Work to complete:
Of the lines in these entries, how many contain the string "this"? Give the number and nothing else.

Extracted data:

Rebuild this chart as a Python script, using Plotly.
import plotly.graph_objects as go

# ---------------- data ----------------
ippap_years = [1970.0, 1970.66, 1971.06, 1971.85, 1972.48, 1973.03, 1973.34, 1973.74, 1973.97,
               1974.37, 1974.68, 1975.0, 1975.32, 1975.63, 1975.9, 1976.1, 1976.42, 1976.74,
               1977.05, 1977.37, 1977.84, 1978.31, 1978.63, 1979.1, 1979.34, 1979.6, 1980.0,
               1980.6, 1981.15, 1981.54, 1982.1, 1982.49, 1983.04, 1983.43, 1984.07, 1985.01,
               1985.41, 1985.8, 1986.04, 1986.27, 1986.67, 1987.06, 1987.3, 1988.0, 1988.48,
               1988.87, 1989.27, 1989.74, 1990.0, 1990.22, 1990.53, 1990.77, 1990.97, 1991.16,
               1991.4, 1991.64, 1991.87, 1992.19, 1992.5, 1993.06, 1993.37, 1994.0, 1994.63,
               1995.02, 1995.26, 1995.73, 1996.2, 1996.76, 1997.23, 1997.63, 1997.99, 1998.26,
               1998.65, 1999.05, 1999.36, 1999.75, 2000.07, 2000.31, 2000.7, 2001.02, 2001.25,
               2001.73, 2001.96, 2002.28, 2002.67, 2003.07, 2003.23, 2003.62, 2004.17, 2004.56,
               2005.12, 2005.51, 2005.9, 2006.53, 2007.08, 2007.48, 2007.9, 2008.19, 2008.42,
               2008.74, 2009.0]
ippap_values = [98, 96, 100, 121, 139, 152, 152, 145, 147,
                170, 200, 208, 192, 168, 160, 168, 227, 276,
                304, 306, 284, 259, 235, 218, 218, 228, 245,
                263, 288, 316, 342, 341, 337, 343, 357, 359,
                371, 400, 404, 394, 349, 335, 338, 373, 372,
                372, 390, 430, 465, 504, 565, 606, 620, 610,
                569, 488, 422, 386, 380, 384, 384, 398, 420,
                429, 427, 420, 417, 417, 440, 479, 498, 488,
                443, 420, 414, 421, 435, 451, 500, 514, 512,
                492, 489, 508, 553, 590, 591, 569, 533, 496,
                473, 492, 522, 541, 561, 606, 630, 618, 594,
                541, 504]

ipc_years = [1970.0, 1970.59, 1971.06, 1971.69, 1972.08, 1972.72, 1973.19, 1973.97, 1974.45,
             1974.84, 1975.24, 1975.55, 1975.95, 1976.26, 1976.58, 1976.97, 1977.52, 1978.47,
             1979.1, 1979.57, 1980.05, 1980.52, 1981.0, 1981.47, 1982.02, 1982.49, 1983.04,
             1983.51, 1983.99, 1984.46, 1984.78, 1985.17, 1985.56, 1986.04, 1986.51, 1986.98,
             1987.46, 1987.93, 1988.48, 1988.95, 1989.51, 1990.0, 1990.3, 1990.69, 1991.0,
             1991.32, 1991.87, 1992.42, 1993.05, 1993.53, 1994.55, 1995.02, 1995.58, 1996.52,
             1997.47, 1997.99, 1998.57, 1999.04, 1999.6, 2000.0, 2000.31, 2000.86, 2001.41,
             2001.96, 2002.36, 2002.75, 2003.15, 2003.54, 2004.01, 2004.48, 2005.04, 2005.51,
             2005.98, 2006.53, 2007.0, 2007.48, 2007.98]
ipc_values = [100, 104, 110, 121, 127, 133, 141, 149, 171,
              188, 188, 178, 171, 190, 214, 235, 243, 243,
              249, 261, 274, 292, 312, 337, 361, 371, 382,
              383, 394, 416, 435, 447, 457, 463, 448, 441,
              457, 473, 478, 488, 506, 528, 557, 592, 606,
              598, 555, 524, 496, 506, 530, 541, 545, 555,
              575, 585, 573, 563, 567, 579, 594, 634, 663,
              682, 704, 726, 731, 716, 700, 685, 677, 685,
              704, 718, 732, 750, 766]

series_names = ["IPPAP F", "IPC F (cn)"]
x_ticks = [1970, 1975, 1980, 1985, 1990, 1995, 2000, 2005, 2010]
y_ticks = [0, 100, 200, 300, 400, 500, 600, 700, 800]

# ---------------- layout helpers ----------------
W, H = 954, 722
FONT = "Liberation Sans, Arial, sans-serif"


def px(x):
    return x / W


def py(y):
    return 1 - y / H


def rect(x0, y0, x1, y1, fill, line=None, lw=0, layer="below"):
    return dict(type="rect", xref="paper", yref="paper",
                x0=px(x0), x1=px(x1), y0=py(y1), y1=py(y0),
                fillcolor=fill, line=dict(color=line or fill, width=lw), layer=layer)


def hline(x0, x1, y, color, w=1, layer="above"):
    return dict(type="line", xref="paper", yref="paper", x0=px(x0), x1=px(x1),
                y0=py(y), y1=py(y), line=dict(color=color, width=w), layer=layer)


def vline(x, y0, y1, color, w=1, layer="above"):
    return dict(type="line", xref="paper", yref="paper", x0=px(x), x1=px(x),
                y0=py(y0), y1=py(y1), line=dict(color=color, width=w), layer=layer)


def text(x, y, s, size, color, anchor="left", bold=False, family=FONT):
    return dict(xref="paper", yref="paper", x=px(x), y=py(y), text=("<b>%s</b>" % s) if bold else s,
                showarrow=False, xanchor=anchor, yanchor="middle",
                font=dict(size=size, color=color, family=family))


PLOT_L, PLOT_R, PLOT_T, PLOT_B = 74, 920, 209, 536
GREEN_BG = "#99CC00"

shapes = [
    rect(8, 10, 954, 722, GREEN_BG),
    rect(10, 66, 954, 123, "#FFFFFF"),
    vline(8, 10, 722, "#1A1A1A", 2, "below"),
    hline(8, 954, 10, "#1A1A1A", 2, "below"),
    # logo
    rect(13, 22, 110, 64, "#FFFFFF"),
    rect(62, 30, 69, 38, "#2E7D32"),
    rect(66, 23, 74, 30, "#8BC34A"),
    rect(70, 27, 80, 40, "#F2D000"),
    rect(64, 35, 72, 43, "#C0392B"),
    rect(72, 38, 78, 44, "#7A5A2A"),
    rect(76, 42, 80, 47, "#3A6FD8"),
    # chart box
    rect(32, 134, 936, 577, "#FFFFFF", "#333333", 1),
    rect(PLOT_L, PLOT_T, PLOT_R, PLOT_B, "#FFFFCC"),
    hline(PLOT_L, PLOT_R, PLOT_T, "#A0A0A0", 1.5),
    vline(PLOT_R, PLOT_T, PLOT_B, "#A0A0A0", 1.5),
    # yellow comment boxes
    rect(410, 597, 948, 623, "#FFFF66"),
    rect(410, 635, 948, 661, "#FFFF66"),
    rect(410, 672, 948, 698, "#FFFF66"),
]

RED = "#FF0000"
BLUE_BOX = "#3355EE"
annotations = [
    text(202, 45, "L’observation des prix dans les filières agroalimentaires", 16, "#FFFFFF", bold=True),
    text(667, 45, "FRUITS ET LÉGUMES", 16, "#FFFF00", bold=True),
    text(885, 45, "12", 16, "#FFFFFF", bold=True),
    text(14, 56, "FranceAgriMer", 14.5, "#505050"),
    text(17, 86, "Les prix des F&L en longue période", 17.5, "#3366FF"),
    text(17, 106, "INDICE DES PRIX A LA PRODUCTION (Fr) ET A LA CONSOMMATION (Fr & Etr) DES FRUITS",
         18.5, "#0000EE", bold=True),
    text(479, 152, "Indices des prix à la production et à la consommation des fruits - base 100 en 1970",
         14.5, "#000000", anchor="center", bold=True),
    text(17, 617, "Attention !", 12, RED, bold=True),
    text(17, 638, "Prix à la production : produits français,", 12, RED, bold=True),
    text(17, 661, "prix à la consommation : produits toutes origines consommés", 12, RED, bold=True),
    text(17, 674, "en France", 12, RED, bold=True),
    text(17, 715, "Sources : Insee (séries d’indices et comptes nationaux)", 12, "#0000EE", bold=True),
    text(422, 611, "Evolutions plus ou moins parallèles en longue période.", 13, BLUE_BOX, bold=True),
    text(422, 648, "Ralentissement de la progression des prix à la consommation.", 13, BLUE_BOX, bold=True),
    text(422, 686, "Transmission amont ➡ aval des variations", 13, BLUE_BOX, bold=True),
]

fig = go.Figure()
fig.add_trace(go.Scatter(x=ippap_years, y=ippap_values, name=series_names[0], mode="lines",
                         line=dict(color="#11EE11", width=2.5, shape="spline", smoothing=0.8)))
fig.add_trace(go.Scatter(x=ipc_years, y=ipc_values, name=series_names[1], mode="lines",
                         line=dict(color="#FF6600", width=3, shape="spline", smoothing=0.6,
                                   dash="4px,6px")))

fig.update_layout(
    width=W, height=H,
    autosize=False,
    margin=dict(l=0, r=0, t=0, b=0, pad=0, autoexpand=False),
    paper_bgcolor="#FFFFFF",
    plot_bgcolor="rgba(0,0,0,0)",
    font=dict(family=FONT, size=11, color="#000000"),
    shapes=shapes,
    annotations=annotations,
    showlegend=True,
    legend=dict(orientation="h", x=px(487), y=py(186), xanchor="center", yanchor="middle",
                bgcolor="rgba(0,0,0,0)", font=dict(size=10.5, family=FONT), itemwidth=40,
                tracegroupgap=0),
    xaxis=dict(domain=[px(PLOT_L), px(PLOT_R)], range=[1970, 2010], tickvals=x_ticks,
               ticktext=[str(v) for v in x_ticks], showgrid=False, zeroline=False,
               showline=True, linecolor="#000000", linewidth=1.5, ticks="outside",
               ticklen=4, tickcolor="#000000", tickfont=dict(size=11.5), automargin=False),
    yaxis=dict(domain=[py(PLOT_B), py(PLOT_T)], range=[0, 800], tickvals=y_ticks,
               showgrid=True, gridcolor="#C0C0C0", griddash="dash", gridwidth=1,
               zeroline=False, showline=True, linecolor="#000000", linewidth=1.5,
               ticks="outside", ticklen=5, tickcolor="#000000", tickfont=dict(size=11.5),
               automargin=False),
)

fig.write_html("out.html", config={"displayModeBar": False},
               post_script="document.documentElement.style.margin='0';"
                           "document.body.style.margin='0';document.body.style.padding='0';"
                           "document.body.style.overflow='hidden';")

* * *

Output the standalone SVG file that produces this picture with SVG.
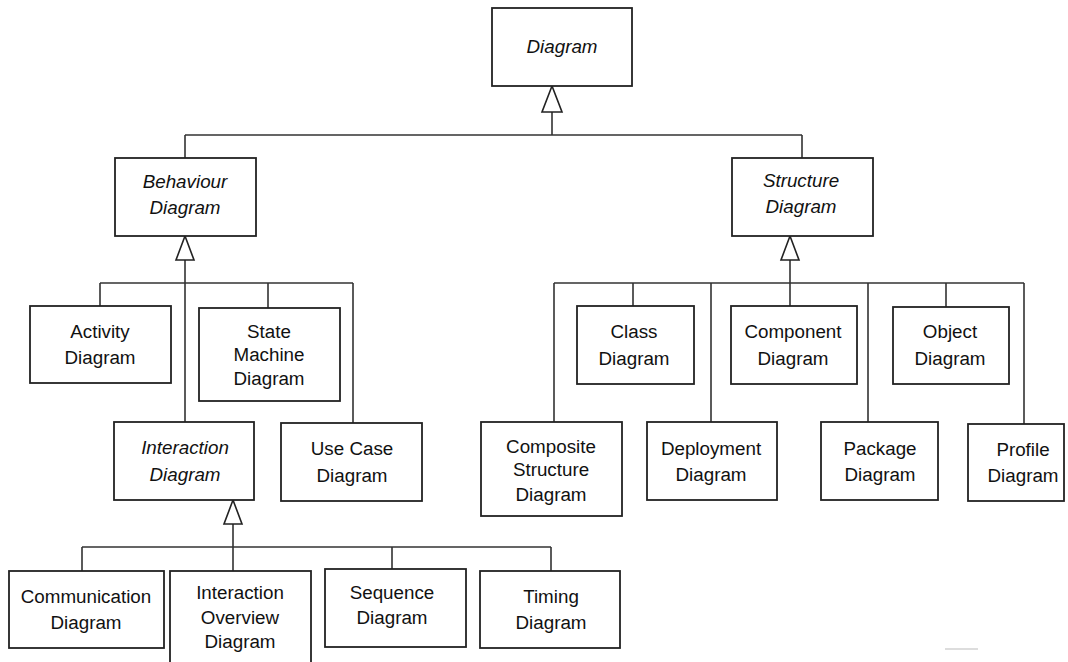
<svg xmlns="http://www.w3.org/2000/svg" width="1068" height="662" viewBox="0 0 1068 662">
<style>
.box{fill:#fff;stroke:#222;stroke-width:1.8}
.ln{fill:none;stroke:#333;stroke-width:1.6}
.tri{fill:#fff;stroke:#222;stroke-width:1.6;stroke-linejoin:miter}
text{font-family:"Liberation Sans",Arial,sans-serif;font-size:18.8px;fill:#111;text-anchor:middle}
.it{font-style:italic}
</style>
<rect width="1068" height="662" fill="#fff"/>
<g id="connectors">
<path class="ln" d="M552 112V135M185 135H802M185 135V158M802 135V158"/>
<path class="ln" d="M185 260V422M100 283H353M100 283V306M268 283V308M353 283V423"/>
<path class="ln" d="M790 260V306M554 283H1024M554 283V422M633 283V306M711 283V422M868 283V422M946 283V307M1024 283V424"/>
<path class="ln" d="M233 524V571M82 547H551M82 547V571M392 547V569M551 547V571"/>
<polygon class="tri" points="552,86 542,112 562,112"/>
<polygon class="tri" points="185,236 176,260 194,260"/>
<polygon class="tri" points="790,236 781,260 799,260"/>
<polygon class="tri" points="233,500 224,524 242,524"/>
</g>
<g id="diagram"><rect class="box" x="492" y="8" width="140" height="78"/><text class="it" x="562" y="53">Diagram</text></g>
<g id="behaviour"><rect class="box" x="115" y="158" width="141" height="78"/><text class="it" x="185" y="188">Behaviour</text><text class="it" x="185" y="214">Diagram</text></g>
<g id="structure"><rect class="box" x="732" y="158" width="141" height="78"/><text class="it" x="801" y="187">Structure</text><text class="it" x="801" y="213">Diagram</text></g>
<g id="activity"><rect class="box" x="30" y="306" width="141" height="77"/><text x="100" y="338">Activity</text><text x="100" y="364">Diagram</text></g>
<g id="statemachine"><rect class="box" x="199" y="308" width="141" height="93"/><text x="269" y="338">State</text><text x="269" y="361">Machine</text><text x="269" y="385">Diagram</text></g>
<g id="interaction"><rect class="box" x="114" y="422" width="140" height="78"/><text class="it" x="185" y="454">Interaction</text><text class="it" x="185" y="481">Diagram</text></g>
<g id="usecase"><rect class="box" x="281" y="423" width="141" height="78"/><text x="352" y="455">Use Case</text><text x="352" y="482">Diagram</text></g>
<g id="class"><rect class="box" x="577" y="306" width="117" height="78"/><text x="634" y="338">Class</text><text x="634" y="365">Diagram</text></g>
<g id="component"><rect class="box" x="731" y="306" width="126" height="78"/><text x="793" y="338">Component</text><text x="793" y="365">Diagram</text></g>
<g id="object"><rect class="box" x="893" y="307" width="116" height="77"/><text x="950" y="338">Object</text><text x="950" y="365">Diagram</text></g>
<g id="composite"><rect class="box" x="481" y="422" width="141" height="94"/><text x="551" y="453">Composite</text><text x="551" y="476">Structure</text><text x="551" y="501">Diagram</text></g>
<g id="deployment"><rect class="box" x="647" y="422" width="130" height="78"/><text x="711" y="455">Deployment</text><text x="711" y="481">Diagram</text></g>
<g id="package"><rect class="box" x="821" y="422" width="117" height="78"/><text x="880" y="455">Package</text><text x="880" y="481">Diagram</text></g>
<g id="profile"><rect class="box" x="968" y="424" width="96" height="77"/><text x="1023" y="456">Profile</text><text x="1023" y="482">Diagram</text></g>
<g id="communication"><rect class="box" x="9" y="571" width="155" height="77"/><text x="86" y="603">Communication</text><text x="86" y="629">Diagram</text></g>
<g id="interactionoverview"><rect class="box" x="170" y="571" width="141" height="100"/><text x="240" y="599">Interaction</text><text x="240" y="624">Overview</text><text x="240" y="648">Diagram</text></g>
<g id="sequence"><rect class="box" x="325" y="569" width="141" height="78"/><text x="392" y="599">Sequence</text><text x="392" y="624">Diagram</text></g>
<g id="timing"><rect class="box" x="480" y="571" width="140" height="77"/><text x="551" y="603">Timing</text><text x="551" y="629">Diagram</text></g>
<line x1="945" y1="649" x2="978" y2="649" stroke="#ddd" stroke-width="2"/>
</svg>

==

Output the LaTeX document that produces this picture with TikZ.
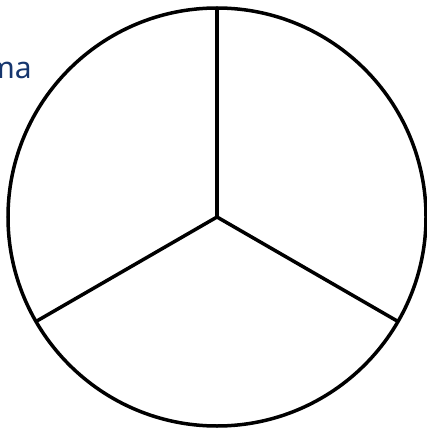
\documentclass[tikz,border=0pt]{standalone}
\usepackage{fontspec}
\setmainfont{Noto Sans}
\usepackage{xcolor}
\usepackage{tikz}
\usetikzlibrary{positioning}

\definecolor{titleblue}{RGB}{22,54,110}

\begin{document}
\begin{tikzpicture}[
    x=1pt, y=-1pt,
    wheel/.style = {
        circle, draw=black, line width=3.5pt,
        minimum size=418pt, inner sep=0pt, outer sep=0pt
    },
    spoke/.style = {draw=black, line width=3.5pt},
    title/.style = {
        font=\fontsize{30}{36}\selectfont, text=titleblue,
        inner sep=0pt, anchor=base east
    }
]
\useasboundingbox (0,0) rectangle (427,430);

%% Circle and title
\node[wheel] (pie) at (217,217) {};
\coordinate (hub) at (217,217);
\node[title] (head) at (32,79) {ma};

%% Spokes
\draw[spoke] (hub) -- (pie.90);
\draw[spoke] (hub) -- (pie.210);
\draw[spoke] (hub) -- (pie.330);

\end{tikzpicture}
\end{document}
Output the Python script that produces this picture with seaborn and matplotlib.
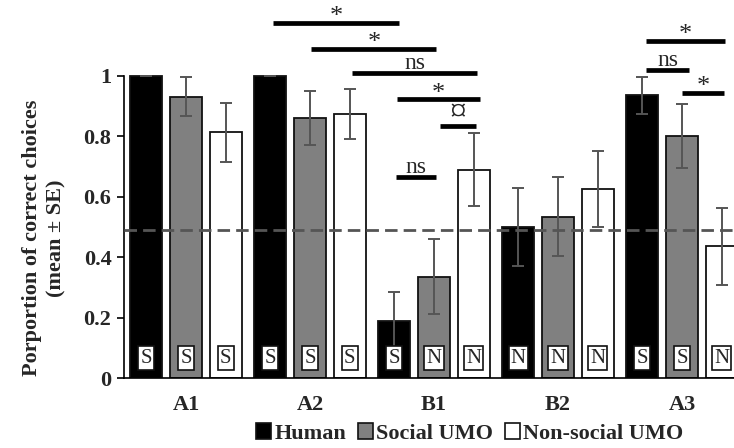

Final answer:
4